The Deputy Commissioner of CHRAJ, Richard Quayson, who represented the body, said that the idea of setting up the new Office of Special Prosecutor is not bad, but its mandate must be complementary to that of CHRAJ and other existing anti-corruption agencies.

He said that looking at the way much attention is being given to the would-be office, it is most likely that funding for other anti-corruption agencies could be severely affected

He said Ghana must learn from the experience of Kenya where other anti-corruption agencies, including the courts, ganged up to stifle the work of the Office of the Special Prosecutor because they thought all the attention and resources were going to that office.

“We may have to look at the situation where in Kenya, the courts threw away every case brought before them by the Office of the Special Prosecutor to frustrate its work,” suggested Richard Quayson.

The Office of the Auditor-General also at the stakeholders’ conference, appealed to politicians and for that matter, every Ghanaian, to help in the fight against corruption in the country since it is the same politicians, especially Members of Parliament, who come to plead on behalf of public officials who are indicted in the annual Auditor-General’s reports presented to the Public Accounts Committee of the house.

He said now that the Supreme Court has given them power to prosecute offenders, it is going to bite hard and prosecute officials indicted in the Auditor-General’s report.

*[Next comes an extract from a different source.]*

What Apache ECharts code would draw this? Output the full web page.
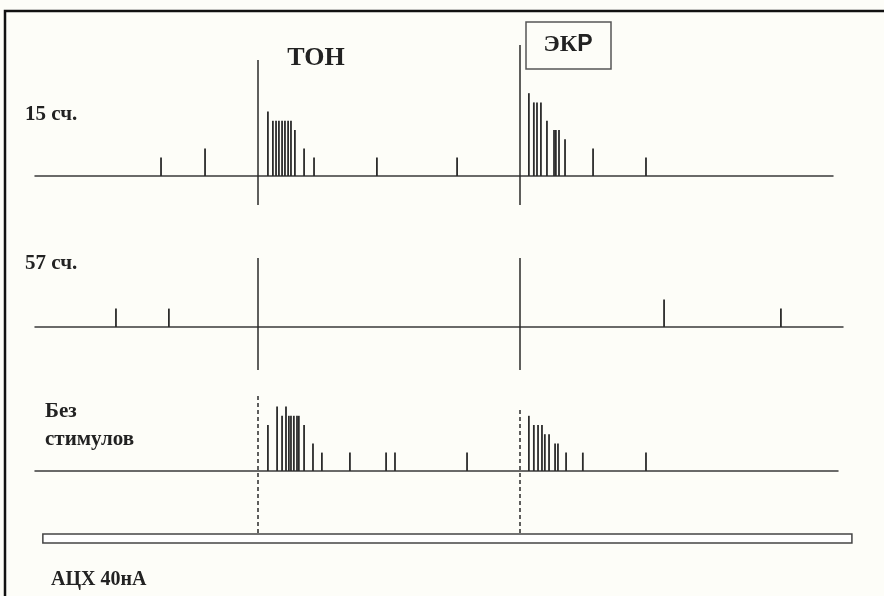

The National Democratic Congress (NDC) Member of Parliament for Wa West, Joseph Yieleh Chireh, assured the anti-corruption agencies that the creation of the new Office of the Special Prosecutor would come and complement their work and would in no way undermine their work.

A member of civil society, Prof Kwasi Prempeh, said it was likely that the new office would fall on the expertise of the existing anti-corruption agencies and work in tandem with them to achieve a common goal.